Identifying patterns across application infrastructure during different load levels can go a long way toward scalability and sustainability planning. To better facilitate this, APM vendors like AppDynamics and New Relic partner with third-party load testing platforms to provide an integrated, end-to-end load testing environment for an application. You can also utilize open source platforms, like Nagios, to manually identify patterns that indicate an unusual spike in application load and to set alerts accordingly.
Many APM tools offer analysis capabilities, which can be extremely helpful in understanding all of the generated data. While identifying application error rates and high server loads is incredibly valuable, more complex applications can benefit greatly from tools that automate the analysis of these issues.
Root cause analysis
When it comes to software defects, it can often be hard to identify the underlying cause of an application error. A database misconfiguration can cause a browser-based error page, or server overutilization can aggregate a database latency issue. Root cause analysis is a feature to help shortcut the diagnosis part of fixing defects and better identify what was happening across the full application stack when you encounter an error.
Because of the amount of data that companies need to retain, APM tools that offer root cause analysis tools often work best for larger organizations. New Relic and CA Technologies offer detailed overviews of the real-time and historical state of an application. These platforms make it possible to identify how users are utilizing applications and to drill down for more visibility, while troubleshooting by using data like throughput metrics, error rates and end-user response times, in addition to service-specific data.
The idea behind integrating AI into a standard APM platform is that the machine can actually learn and automate the manual diagnosis steps for root cause analysis and performance alerting, ultimately allowing for more time to optimize and less time for debugging.
While AI is still a burgeoning feature, Dynatrace is one provider that has some very impressive functionality for understanding causation and detecting causal relationships between issues. Because this technology is still developing, AI may not be a good fit for organizations that have established processes in place for dealing with errors and performance issues, but for smaller organizations with fewer resources, it can be the difference between surviving and thriving.
Thanks to the cloud, admins now rarely perform application development in a vacuum. Integrating with third-party services is more rule than exception, so many APM platforms offer the ability to integrate with multiple third-party cloud platforms.
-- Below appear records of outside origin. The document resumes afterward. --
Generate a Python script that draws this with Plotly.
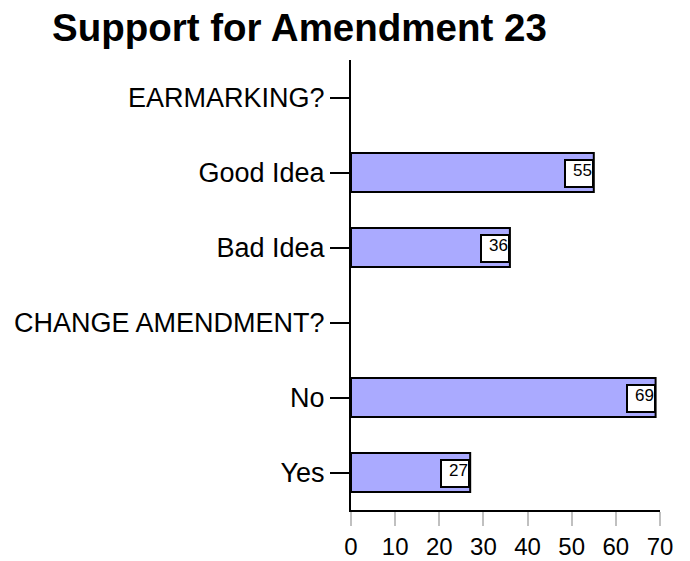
import plotly.graph_objects as go

categories = ["EARMARKING?", "Good Idea", "Bad Idea", "CHANGE AMENDMENT?", "No", "Yes"]
values = [None, 55, 36, None, 69, 27]
x_ticks = [0, 10, 20, 30, 40, 50, 60, 70]
title_text = "Support for Amendment 23"

FONT = "Liberation Sans, Arial, sans-serif"

fig = go.Figure()
fig.add_trace(go.Bar(
    y=categories,
    x=values,
    orientation="h",
    width=0.52,
    marker=dict(color="#aaaaff", line=dict(color="black", width=2)),
    hoverinfo="x+y",
))

for c, v in zip(categories, values):
    if v is None:
        continue
    fig.add_annotation(
        x=v, y=c, xref="x", yref="y",
        text=str(v), showarrow=False,
        xanchor="right", yanchor="middle",
        width=26, height=25, align="right", valign="top",
        bgcolor="white", bordercolor="black", borderwidth=2, borderpad=0,
        font=dict(family=FONT, size=17, color="black"),
        yshift=-1,
    )

fig.update_layout(
    width=690, height=561,
    margin=dict(l=351, r=30, t=60, b=51, autoexpand=False),
    paper_bgcolor="white", plot_bgcolor="white",
    showlegend=False,
    font=dict(family=FONT, color="black"),
    title=dict(
        text="<b>" + title_text + "</b>",
        xref="container", yref="container",
        x=52/690, xanchor="left",
        y=1 - 28/561, yanchor="middle",
        font=dict(family=FONT, size=38.5, color="black"),
    ),
    xaxis=dict(
        range=[0, 70], tickvals=x_ticks, ticktext=[str(t) for t in x_ticks],
        showgrid=False, zeroline=False, automargin=False,
        showline=True, linecolor="black", linewidth=2,
        ticks="outside", ticklen=14, tickwidth=2, tickcolor="#c0c0c0",
        tickfont=dict(family=FONT, size=24, color="black"),
        fixedrange=True,
    ),
    yaxis=dict(
        type="category", categoryorder="array", categoryarray=categories,
        autorange="reversed", automargin=False,
        showgrid=False, zeroline=False,
        showline=True, linecolor="black", linewidth=2,
        ticks="outside", ticklen=19, tickwidth=1.5, tickcolor="black",
        tickfont=dict(family=FONT, size=27, color="black"),
        fixedrange=True,
    ),
)

fig.write_html("out.html", config={"displayModeBar": False},
               post_script="document.body.style.margin='0';")
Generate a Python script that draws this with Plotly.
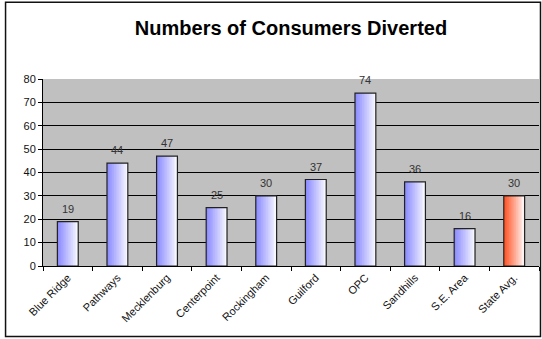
import plotly.graph_objects as go

categories = ["Blue Ridge", "Pathways", "Mecklenburg", "Centerpoint", "Rockingham",
              "Guilford", "OPC", "Sandhills", "S.E. Area", "State Avg."]
values = [19, 44, 47, 25, 30, 37, 74, 36, 16, 30]
highlight = [False] * 9 + [True]
title_text = "Numbers of Consumers Diverted"
y_ticks = [0, 10, 20, 30, 40, 50, 60, 70, 80]

BLUE_L, BLUE_R = (140, 140, 255), (246, 246, 255)
RED_L, RED_R = (255, 85, 40), (255, 242, 240)
BAR_W = 0.42
N = 12


def mix(a, b, t):
    return "rgb(%d,%d,%d)" % tuple(round(a[k] * (1 - t) + b[k] * t) for k in range(3))


fig = go.Figure()
step = BAR_W / N
for i in range(N):
    t = i / (N - 1)
    cols = [mix(RED_L, RED_R, t) if h else mix(BLUE_L, BLUE_R, t) for h in highlight]
    w = step * 1.6 if i < N - 1 else step
    w = min(w, BAR_W - i * step)
    fig.add_trace(go.Bar(
        x=categories, y=values, width=w, offset=-BAR_W / 2 + i * step,
        marker=dict(color=cols, line=dict(width=0)),
        hoverinfo="skip", showlegend=False,
    ))

fig.add_trace(go.Bar(
    x=categories, y=values, width=BAR_W, offset=-BAR_W / 2,
    marker=dict(color="rgba(0,0,0,0)", line=dict(color="#222", width=1.2)),
    showlegend=False,
))

for c, v in zip(categories, values):
    fig.add_annotation(x=c, y=v, text=str(v), showarrow=False, yshift=13,
                       font=dict(size=11, color="#333"))

fig.add_shape(type="rect", xref="paper", yref="paper",
              x0=-0.0755, x1=1.003, y0=-0.377, y1=1.41,
              line=dict(color="#111", width=1.5), fillcolor="rgba(0,0,0,0)", layer="below")

fig.update_layout(
    width=542, height=339,
    margin=dict(l=43, r=3, t=79, b=73),
    barmode="overlay",
    paper_bgcolor="white", plot_bgcolor="#C0C0C0",
    font=dict(family="Arial, Liberation Sans, sans-serif", color="#000"),
    title=dict(text="<b>" + title_text + "</b>", x=0.5, xref="paper", y=0.917, yanchor="middle",
               font=dict(size=20, color="#000")),
    xaxis=dict(type="category", tickson="boundaries", ticks="outside", ticklen=4,
               tickcolor="#000", showline=True, linecolor="#000", tickangle=-45,
               tickfont=dict(size=11, color="#111"), showgrid=False, mirror=False,
               range=[-0.5, len(categories) - 0.5]),
    yaxis=dict(range=[0, 80], tickvals=y_ticks, ticks="outside", ticklen=4, tickcolor="#000",
               showline=True, linecolor="#000", gridcolor="#000", gridwidth=1,
               tickfont=dict(size=11, color="#111"), zeroline=False),
)
fig.write_html("out.html")
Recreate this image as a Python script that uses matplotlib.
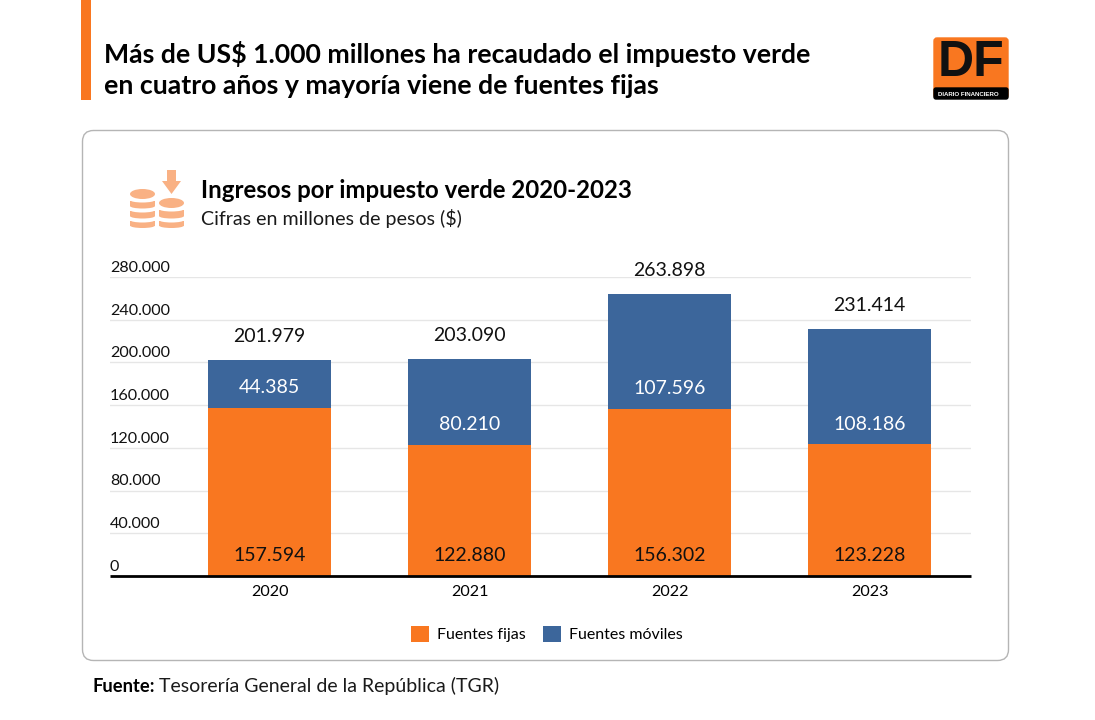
import matplotlib
matplotlib.use('Agg')
import matplotlib.pyplot as plt
from matplotlib.patches import Rectangle, FancyBboxPatch, Polygon, Ellipse
from matplotlib.transforms import blended_transform_factory, offset_copy

years = ['2020', '2021', '2022', '2023']
fuentes_fijas = [157594, 122880, 156302, 123228]
fuentes_moviles = [44385, 80210, 107596, 108186]
y_ticks = [0, 40000, 80000, 120000, 160000, 200000, 240000, 280000]

ORANGE = '#F97720'
BLUE = '#3C669B'
ICON = '#F9B184'
W, H = 1095, 720

plt.rcParams['font.family'] = ['Lato', 'DejaVu Sans']


def fmt(v):
    return f'{v:,}'.replace(',', '.')


def coin_stack(cx, top_y, band_ys):
    # one stack of coins: bands drawn bottom-up, each with a curved lower edge
    for y0, y1 in reversed(band_ys):
        bg.add_patch(Ellipse((cx, y1 - 2.5), 25, 5, color=ICON, lw=0))
        bg.add_patch(Rectangle((cx - 12.5, y0), 25, y1 - y0 - 2.5, color=ICON, lw=0))
        bg.add_patch(Ellipse((cx, y0 - 1), 25, 5, color='white', lw=0))
    bg.add_patch(Ellipse((cx, top_y), 25, 10, color=ICON, lw=0))


fig = plt.figure(figsize=(W / 100, H / 100), dpi=100, facecolor='white')

# page layer in pixel coordinates, y going down
bg = fig.add_axes([0, 0, 1, 1], zorder=0)
bg.set_xlim(0, W)
bg.set_ylim(H, 0)
bg.axis('off')

# header
bg.add_patch(Rectangle((81, 0), 10, 100, color=ORANGE, lw=0))
bg.text(104, 54, 'Más de US$ 1.000 millones ha recaudado el impuesto verde',
        fontsize=19.15, fontweight='bold', va='center', color='black')
bg.text(104, 86, 'en cuatro años y mayoría viene de fuentes fijas',
        fontsize=19.15, fontweight='bold', va='center', color='black')

# DF logo
bg.add_patch(FancyBboxPatch((934, 38), 74, 60, boxstyle='round,pad=0,rounding_size=3',
                            fc=ORANGE, ec=ORANGE, lw=1))
bg.add_patch(FancyBboxPatch((934, 88), 74, 11, boxstyle='round,pad=0,rounding_size=2',
                            fc='black', ec='black', lw=1))
bg.text(971, 63.5, 'DF', fontsize=36, fontweight='bold', color='#111111', ha='center', va='center',
        family=['Liberation Sans', 'DejaVu Sans'])
bg.text(968, 94.5, 'DIARIO FINANCIERO', fontsize=4.4, fontweight='bold', color='white',
        ha='center', va='center', family=['Liberation Sans', 'DejaVu Sans'])

# card
bg.add_patch(FancyBboxPatch((82.5, 130.5), 926, 530, boxstyle='round,pad=0,rounding_size=11',
                            fc='white', ec='#B5B5B5', lw=1))

# coins icon
coin_stack(142.5, 194, [(201, 208.5), (211, 218.5), (221, 228)])
coin_stack(171.5, 203, [(210, 218.5), (221, 228)])
bg.add_patch(Rectangle((167, 170), 9, 12, color=ICON, lw=0))
bg.add_patch(Polygon([(162, 181), (181, 181), (171.5, 194)], color=ICON, lw=0))

bg.text(201, 191, 'Ingresos por impuesto verde 2020-2023', fontsize=17.3, fontweight='bold',
        va='center', color='black')
bg.text(201, 219, 'Cifras en millones de pesos ($)', fontsize=14.1, va='center', color='#1A1A1A')

# source line
bg.text(93, 686, 'Fuente:', fontsize=13.2, fontweight='bold', va='center', color='black')
bg.text(159, 686, 'Tesorería General de la República (TGR)', fontsize=14, va='center', color='#1A1A1A')

# chart
left, right, top, bottom = 110, 971, 277, 576
ax = fig.add_axes([left / W, 1 - bottom / H, (right - left) / W, (bottom - top) / H],
                  facecolor='none', zorder=1)
ax.set_xlim(-0.7975, 3.5075)
ax.set_ylim(0, 280000)
for s in ['top', 'left', 'right']:
    ax.spines[s].set_visible(False)
ax.spines['bottom'].set_linewidth(2)
ax.spines['bottom'].set_color('black')
ax.spines['bottom'].set_capstyle('butt')
ax.set_axisbelow(True)
ax.set_yticks(y_ticks)
ax.yaxis.grid(True, color='#E6E6E6', lw=1)
ax.tick_params(axis='y', left=False, labelleft=False)
ax.set_xticks(range(len(years)), years)
ax.tick_params(axis='x', length=0, pad=6.5, labelsize=11.6)

x = range(len(years))
ax.bar(x, fuentes_fijas, width=0.615, color=ORANGE, label='Fuentes fijas', zorder=2)
ax.bar(x, fuentes_moviles, width=0.615, bottom=fuentes_fijas, color=BLUE, label='Fuentes móviles', zorder=2)

# y labels sit on top of their gridlines, flush left
tr = offset_copy(blended_transform_factory(ax.transAxes, ax.transData), fig=fig, y=1.5, units='points')
for t in y_ticks:
    ax.text(0, t, fmt(t), transform=tr, fontsize=11.6, ha='left', va='bottom', color='#111111')

for i in x:
    base = fuentes_fijas[i]
    total = base + fuentes_moviles[i]
    ax.annotate(fmt(base), (i, 0), xytext=(0, 14.5), textcoords='offset points', ha='center',
                va='center', fontsize=14, color='#111111', zorder=3)
    ax.annotate(fmt(fuentes_moviles[i]), (i, base), xytext=(0, 14.5), textcoords='offset points',
                ha='center', va='center', fontsize=14, color='white', zorder=3)
    ax.annotate(fmt(total), (i, total), xytext=(0, 17), textcoords='offset points', ha='center',
                va='center', fontsize=14, color='#111111', zorder=3)

fig.legend(*ax.get_legend_handles_labels(), loc='center', bbox_to_anchor=(547 / W, 1 - 634 / H),
           ncol=2, frameon=False, fontsize=11.5, handlelength=1.13, handleheight=1.13,
           handletextpad=0.5, columnspacing=1.1)

fig.savefig('out.png', dpi=100, facecolor='white')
The advantage to integration is that it provides a way to add to the data set without having to make drastic infrastructure changes to accommodate an APM tool.
While most APM software offers some sort of plug-in architecture or integration capabilities, the two platforms with the most variability in their offerings are Datadog and Grafana. Covering the spectrum between commercial and open source between the two, Datadog and Grafana both offer an extensive library of third-party integrations, allowing you to aggregate and analyze data from just about every major service provider.
Thanks to the ubiquity of software applications in everyday life, speed and stability are more important than ever before. APM platforms are an excellent way to stay ahead of the curve on these issues, but picking the right vendor for your organization is essential for reaping the full benefits of this software.